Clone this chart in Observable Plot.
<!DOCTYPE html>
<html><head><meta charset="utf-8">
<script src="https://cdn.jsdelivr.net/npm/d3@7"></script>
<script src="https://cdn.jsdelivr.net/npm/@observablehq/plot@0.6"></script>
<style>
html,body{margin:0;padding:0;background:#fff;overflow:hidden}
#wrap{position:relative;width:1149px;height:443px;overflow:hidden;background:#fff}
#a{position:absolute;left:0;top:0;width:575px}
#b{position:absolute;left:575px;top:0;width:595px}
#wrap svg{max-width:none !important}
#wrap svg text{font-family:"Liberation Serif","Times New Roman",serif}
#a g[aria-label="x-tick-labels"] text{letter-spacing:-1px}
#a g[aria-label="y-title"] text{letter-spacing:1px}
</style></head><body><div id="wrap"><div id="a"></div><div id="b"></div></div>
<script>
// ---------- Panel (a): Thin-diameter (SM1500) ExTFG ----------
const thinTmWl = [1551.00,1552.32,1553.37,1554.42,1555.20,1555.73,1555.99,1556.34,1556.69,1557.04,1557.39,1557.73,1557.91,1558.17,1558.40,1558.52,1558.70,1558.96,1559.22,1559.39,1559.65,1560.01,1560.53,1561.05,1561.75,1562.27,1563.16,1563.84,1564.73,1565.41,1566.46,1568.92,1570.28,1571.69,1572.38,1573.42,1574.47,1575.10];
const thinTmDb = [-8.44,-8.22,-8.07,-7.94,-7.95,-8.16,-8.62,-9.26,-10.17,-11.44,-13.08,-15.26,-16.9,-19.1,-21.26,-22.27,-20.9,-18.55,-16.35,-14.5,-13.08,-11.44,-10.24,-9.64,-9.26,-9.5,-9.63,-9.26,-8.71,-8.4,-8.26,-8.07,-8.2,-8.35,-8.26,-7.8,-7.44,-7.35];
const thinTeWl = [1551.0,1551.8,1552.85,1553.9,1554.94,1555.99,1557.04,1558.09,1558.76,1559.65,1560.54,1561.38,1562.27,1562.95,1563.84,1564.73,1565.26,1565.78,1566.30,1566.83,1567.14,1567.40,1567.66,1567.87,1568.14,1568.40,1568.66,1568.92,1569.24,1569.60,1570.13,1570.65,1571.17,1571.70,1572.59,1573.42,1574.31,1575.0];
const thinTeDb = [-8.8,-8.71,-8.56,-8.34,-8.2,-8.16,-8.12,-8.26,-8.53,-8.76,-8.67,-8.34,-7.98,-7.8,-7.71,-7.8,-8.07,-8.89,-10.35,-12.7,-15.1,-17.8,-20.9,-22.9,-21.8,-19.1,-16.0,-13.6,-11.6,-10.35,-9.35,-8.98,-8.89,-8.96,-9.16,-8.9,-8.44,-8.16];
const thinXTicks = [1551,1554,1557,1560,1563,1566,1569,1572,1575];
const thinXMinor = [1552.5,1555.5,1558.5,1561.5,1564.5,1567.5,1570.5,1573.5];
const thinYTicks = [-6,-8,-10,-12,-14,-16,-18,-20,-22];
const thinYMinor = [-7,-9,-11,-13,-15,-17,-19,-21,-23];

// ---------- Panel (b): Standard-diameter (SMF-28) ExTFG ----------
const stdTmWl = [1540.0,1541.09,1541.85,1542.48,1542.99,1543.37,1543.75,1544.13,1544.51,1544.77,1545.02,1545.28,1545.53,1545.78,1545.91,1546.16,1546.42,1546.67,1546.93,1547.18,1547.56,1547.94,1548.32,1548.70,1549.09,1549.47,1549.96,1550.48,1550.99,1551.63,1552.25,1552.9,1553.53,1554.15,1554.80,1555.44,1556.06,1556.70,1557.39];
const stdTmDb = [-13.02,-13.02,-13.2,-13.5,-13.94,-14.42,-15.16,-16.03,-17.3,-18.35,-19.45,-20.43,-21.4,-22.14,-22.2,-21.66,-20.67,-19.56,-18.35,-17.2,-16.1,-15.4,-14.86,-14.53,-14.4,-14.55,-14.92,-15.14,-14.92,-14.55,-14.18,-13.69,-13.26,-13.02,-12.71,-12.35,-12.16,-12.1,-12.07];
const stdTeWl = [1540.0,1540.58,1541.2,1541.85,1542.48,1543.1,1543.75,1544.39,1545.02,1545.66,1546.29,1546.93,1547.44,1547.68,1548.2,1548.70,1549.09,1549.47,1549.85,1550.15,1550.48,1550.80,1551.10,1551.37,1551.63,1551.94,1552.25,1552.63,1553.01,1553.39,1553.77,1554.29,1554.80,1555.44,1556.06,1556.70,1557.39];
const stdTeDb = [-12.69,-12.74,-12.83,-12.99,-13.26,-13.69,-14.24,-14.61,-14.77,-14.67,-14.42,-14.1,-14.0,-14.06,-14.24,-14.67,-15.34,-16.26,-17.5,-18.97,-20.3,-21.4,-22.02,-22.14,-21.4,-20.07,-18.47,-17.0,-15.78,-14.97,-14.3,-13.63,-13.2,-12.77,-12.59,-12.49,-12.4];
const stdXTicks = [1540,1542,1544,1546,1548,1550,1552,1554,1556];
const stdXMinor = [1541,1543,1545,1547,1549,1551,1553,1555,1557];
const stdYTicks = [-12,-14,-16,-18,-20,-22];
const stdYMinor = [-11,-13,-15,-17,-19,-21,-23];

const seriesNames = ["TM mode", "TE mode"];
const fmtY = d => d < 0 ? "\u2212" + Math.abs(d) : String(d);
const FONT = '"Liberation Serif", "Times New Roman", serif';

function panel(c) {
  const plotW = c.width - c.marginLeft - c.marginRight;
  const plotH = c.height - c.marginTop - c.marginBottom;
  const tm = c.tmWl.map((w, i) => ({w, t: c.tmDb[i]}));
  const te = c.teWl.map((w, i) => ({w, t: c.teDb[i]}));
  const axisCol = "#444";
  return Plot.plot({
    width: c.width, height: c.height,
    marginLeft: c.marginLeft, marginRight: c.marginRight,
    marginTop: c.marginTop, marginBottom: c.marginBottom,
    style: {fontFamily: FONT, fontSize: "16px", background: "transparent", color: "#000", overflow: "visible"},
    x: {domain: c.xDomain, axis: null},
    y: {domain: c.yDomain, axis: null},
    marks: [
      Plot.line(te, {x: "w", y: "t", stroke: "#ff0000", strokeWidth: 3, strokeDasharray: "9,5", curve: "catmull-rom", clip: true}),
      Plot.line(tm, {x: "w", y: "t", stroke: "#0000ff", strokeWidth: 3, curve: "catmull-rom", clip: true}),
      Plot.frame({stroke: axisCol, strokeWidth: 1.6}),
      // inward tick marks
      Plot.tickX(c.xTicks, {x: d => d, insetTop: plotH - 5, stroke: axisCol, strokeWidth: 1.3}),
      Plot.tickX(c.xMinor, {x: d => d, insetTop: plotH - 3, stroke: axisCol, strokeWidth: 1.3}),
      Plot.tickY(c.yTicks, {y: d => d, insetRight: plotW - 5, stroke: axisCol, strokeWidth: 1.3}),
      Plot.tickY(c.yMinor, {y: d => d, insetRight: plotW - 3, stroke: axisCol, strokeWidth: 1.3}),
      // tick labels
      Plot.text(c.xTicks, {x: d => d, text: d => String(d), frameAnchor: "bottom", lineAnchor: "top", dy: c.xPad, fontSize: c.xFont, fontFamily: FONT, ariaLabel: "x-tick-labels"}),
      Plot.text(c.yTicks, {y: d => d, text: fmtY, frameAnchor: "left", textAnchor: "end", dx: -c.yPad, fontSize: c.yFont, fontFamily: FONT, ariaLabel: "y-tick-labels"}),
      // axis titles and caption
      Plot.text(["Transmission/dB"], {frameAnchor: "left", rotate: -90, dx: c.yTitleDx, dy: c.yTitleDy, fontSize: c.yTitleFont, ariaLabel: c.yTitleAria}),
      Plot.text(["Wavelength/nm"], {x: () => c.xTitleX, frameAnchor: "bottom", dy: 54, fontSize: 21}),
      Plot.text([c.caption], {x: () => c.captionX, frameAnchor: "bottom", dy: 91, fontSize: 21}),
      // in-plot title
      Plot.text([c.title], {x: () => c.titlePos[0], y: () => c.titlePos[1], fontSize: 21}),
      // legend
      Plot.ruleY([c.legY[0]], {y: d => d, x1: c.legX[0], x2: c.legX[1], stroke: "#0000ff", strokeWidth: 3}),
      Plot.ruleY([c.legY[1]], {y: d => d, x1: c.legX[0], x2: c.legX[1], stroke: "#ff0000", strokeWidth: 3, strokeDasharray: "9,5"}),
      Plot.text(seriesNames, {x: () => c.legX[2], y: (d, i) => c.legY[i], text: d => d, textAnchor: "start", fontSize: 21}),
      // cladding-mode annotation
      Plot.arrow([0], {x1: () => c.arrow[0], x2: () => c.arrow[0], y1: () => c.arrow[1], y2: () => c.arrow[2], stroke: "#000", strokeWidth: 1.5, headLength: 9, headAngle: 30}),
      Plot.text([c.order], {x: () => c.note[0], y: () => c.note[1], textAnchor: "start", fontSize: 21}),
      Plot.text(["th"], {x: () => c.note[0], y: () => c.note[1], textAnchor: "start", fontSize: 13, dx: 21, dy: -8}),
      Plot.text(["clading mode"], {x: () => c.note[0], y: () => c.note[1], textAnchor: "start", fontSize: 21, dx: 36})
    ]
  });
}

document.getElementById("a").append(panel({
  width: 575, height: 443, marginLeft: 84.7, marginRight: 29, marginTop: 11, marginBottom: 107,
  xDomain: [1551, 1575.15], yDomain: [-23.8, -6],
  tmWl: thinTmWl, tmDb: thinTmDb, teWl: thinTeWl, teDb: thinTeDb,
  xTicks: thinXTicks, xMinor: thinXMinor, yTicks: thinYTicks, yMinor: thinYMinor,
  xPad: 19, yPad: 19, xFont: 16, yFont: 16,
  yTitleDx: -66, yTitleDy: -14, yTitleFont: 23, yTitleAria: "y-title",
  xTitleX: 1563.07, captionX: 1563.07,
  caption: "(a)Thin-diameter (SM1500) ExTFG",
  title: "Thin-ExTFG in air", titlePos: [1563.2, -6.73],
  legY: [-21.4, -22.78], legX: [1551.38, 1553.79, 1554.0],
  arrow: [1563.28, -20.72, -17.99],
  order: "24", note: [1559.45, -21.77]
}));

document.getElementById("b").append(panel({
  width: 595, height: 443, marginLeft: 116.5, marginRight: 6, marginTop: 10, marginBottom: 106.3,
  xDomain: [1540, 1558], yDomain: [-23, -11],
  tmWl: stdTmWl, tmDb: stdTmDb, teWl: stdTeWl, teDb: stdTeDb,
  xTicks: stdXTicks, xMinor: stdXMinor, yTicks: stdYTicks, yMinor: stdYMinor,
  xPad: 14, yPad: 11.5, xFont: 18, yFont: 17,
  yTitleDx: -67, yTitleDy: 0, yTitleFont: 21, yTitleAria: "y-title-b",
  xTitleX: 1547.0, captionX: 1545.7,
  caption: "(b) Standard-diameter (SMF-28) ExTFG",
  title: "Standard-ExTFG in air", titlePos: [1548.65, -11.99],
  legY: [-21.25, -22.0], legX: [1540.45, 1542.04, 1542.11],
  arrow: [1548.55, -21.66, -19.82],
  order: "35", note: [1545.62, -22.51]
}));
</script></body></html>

--------

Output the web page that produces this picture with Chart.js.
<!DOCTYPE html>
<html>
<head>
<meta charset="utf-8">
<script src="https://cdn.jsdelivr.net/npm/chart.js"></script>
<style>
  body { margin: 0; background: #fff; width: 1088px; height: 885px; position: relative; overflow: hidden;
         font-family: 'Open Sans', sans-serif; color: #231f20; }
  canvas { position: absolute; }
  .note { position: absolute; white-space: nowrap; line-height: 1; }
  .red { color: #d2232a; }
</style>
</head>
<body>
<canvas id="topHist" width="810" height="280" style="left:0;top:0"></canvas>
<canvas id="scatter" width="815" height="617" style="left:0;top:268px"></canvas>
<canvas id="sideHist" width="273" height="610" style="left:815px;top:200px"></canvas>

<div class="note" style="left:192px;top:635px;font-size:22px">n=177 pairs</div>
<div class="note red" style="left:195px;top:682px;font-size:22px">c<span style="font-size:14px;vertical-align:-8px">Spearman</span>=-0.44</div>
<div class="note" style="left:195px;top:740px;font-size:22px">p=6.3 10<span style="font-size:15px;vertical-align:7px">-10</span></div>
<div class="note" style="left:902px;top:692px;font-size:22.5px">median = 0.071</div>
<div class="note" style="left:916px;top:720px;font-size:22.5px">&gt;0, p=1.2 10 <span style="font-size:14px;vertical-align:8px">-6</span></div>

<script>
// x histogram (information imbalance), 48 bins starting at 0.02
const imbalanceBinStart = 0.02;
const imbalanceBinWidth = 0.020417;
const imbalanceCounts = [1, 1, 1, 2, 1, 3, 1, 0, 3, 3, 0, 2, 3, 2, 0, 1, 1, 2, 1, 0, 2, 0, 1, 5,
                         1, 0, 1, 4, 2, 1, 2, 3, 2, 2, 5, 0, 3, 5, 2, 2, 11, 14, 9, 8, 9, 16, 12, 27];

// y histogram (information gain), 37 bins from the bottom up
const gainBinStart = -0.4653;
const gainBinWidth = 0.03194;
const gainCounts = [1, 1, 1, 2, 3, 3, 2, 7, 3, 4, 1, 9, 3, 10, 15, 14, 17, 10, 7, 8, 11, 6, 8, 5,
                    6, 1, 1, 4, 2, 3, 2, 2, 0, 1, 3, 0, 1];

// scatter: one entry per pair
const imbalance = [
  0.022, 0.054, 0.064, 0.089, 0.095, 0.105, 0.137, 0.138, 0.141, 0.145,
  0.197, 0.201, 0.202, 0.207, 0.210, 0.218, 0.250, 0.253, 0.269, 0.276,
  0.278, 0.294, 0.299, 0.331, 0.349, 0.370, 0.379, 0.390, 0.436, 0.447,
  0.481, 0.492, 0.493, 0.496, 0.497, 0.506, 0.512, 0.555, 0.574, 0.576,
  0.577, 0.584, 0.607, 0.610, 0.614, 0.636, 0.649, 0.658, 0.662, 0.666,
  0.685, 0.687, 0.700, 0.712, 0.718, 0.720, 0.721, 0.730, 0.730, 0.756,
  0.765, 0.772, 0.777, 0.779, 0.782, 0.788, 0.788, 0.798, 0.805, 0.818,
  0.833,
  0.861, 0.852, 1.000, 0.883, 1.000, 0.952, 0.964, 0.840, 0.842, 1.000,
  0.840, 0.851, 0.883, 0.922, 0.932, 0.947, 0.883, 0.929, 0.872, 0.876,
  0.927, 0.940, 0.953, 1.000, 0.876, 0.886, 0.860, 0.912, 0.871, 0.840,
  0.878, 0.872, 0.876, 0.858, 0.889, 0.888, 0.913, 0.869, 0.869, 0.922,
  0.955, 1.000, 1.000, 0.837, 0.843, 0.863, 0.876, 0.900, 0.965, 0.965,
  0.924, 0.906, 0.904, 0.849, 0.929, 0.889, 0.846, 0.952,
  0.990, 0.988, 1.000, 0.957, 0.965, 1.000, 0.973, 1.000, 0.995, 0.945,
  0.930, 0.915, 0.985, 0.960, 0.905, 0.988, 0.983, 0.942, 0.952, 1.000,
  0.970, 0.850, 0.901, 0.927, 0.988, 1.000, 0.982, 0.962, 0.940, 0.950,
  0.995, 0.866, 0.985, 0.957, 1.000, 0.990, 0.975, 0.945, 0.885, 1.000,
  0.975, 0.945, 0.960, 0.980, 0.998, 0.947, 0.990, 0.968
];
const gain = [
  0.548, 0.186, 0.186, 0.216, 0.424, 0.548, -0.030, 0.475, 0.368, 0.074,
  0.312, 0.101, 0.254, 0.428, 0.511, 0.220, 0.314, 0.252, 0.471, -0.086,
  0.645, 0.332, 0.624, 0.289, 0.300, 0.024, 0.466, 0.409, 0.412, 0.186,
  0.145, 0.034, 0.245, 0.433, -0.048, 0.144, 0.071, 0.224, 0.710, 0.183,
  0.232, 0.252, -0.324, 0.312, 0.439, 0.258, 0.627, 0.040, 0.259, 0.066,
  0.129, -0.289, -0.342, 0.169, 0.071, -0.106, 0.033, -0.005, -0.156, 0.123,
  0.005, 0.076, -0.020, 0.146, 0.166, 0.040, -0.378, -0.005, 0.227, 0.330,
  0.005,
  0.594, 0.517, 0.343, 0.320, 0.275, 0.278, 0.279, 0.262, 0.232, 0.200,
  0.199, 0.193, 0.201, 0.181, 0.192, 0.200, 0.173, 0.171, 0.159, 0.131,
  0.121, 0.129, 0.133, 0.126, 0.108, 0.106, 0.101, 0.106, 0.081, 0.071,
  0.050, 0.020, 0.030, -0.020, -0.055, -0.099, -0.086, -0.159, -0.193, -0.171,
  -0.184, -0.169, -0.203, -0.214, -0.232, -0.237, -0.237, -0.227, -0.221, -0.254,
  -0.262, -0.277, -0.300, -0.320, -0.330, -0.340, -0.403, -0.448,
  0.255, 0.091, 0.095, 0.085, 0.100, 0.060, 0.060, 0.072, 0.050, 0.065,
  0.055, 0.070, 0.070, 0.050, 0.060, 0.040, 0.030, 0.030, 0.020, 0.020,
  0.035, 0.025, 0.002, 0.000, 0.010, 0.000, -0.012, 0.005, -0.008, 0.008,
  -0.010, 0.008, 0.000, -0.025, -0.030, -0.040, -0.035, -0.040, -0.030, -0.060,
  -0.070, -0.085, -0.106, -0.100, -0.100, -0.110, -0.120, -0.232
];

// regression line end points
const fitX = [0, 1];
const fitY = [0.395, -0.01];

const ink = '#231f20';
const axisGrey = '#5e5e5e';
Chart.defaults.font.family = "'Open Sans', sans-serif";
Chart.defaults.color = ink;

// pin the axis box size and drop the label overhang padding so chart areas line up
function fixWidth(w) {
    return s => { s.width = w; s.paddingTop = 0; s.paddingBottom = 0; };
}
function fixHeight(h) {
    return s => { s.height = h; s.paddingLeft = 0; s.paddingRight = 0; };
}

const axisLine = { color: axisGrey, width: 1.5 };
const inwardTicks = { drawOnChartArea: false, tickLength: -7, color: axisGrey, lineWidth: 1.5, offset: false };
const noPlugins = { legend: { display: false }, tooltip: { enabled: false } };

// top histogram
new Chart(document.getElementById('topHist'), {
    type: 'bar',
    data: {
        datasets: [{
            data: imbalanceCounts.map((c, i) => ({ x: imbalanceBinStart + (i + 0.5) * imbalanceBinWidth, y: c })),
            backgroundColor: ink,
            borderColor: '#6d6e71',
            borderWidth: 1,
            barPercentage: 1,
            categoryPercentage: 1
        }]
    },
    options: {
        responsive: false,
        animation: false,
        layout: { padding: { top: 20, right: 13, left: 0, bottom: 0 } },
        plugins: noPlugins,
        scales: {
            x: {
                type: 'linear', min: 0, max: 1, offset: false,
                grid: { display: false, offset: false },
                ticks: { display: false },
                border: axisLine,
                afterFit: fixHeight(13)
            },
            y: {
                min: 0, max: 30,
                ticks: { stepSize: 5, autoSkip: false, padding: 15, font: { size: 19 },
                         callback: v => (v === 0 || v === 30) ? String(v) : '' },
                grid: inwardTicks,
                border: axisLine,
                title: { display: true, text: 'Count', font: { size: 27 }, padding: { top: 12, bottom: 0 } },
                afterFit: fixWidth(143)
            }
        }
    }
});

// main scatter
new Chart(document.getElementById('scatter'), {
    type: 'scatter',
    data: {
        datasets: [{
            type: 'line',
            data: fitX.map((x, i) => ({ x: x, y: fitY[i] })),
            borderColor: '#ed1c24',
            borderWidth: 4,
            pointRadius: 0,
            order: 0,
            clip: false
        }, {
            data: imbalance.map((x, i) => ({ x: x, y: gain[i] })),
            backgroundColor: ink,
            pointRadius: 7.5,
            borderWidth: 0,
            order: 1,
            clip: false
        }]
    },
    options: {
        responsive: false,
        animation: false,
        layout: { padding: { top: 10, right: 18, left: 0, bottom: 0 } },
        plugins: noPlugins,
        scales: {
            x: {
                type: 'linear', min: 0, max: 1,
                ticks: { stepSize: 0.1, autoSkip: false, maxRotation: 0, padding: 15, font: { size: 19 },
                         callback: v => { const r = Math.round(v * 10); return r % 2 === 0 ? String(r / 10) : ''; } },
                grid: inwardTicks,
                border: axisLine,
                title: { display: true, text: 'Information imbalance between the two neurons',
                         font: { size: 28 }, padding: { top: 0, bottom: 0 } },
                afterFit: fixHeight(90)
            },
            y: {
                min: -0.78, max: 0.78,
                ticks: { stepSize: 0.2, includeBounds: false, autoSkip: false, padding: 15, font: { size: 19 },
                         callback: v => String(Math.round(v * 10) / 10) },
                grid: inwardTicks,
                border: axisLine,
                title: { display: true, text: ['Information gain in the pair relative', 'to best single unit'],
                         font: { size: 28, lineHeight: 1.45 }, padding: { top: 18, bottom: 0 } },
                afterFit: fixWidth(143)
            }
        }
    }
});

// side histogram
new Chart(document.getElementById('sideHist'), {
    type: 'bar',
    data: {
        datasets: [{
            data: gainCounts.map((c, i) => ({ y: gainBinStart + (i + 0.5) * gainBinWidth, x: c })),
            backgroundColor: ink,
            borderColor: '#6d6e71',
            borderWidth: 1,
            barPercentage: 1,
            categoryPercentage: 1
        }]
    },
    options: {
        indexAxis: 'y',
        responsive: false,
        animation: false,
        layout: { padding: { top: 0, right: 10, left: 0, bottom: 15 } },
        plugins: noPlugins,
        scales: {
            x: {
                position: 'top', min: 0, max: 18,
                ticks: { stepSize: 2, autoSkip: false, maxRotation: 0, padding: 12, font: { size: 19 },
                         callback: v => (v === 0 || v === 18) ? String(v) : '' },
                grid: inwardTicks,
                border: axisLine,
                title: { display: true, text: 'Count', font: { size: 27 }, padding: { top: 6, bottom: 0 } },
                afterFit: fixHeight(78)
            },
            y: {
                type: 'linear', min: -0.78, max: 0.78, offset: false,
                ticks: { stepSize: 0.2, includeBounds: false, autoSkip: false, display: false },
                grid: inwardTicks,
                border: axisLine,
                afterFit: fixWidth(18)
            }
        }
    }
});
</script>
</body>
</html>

--------

What is required: Quote nothing but the lines that run from the line containing "Output the web" through the line containing "0, 1, 3, 0, 1];", keeping both of them word for word.

Final result:
Output the web page that produces this picture with Chart.js.
<!DOCTYPE html>
<html>
<head>
<meta charset="utf-8">
<script src="https://cdn.jsdelivr.net/npm/chart.js"></script>
<style>
  body { margin: 0; background: #fff; width: 1088px; height: 885px; position: relative; overflow: hidden;
         font-family: 'Open Sans', sans-serif; color: #231f20; }
  canvas { position: absolute; }
  .note { position: absolute; white-space: nowrap; line-height: 1; }
  .red { color: #d2232a; }
</style>
</head>
<body>
<canvas id="topHist" width="810" height="280" style="left:0;top:0"></canvas>
<canvas id="scatter" width="815" height="617" style="left:0;top:268px"></canvas>
<canvas id="sideHist" width="273" height="610" style="left:815px;top:200px"></canvas>

<div class="note" style="left:192px;top:635px;font-size:22px">n=177 pairs</div>
<div class="note red" style="left:195px;top:682px;font-size:22px">c<span style="font-size:14px;vertical-align:-8px">Spearman</span>=-0.44</div>
<div class="note" style="left:195px;top:740px;font-size:22px">p=6.3 10<span style="font-size:15px;vertical-align:7px">-10</span></div>
<div class="note" style="left:902px;top:692px;font-size:22.5px">median = 0.071</div>
<div class="note" style="left:916px;top:720px;font-size:22.5px">&gt;0, p=1.2 10 <span style="font-size:14px;vertical-align:8px">-6</span></div>

<script>
// x histogram (information imbalance), 48 bins starting at 0.02
const imbalanceBinStart = 0.02;
const imbalanceBinWidth = 0.020417;
const imbalanceCounts = [1, 1, 1, 2, 1, 3, 1, 0, 3, 3, 0, 2, 3, 2, 0, 1, 1, 2, 1, 0, 2, 0, 1, 5,
                         1, 0, 1, 4, 2, 1, 2, 3, 2, 2, 5, 0, 3, 5, 2, 2, 11, 14, 9, 8, 9, 16, 12, 27];

// y histogram (information gain), 37 bins from the bottom up
const gainBinStart = -0.4653;
const gainBinWidth = 0.03194;
const gainCounts = [1, 1, 1, 2, 3, 3, 2, 7, 3, 4, 1, 9, 3, 10, 15, 14, 17, 10, 7, 8, 11, 6, 8, 5,
                    6, 1, 1, 4, 2, 3, 2, 2, 0, 1, 3, 0, 1];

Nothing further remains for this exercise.